After the initial welcome, when I am unpacking my bags in the guestroom, the usual flood of recollections enter my mind. Every aspect of this place is filled with the memories we’ve had ample time to create. The physical evidence is everywhere: in pictures of our childhood, our teenage years, high school graduations, proms and group pictures with friends and our extended family. Surrounded by the comfort of a happy past, I can feel the worry and the stress of my life begin to melt away. I slip my feet out of my shoes, symbolically beginning to let go.

There’s something to be said about going barefoot. (This in no way, shape or form reinforces the stereotype that Kentuckians don’t wear shoes. I can assure you, we do. That is not the point.) At some point in all of our lives, we must cast off our shoes and contend with ourselves in our natural form. No one curls onto the couch for a movie night wearing shoes, and we don’t sleep in shoes, for example. Whether we are enjoying the cool feel of green summer grass, the warm sensation of sand between our toes, or kicking and splashing our feet over the edge of a pool through blue, clear water—some of life’s most precious moments are lived out not in our tall heels or work loafers, but barefoot.

Parading about sans shoes can be incredibly wonderful. As a child, my younger brother and sister and I created all kinds of games and adventures in our yard and our house without them. On rainy spring afternoons, I love to curl up in a soft chair with a book and read—no shoes required. I remember standing in the middle of our yard one glorious summer evening when I was 17 in a summer dress, barefoot, and reaching up on tiptoe for my life’s most perfect kiss. And even now, when I sit across from my friends for heart-to-heart conversations that last for hours, it is the words we exchange that matter—not our shoes.

In a world where horns are honking, Blackberries are buzzing, deadlines are looming, reporters are calling, bills are arriving…a return to the simple, essential way of life is not only needed, it is necessary. When we are home, among the people whom we love the most and who love us unconditionally in return, we can ultimately shake off our shoes, let down our guard, relax and be ourselves. And these are the moments when I am convinced this is life in its most perfect form.

Inevitably, the relaxing, back-to-my-roots days must end, and I must return to the city.
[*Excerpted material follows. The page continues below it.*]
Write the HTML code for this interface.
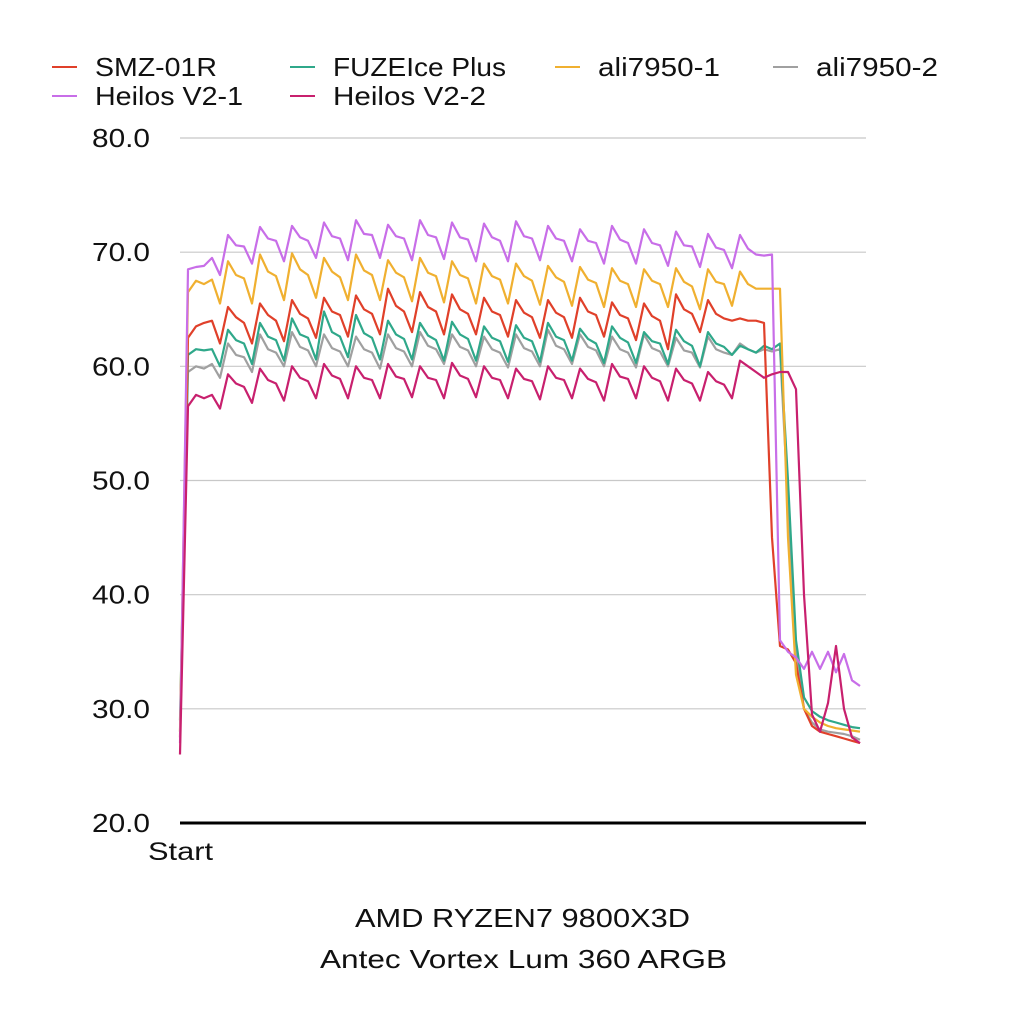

As I turn my car in the direction of the interstate, I do so with a sense of sadness—there is a pulling in my heart to turn back and let life be this way, always. Of course I know this is unrealistic. Life is waiting, and I must return to it.

Last night, as I set the cruise control and set my sight on the highway ahead, I glanced back in my rear view mirror to see a perfect sunset spread behind me. I had to smile as I slipped my feet out of my flip flops and allowed myself to be barefoot, just once more. We certainly can’t make these kinds of moments last forever, but—whenever we can—we should make them last just a little longer.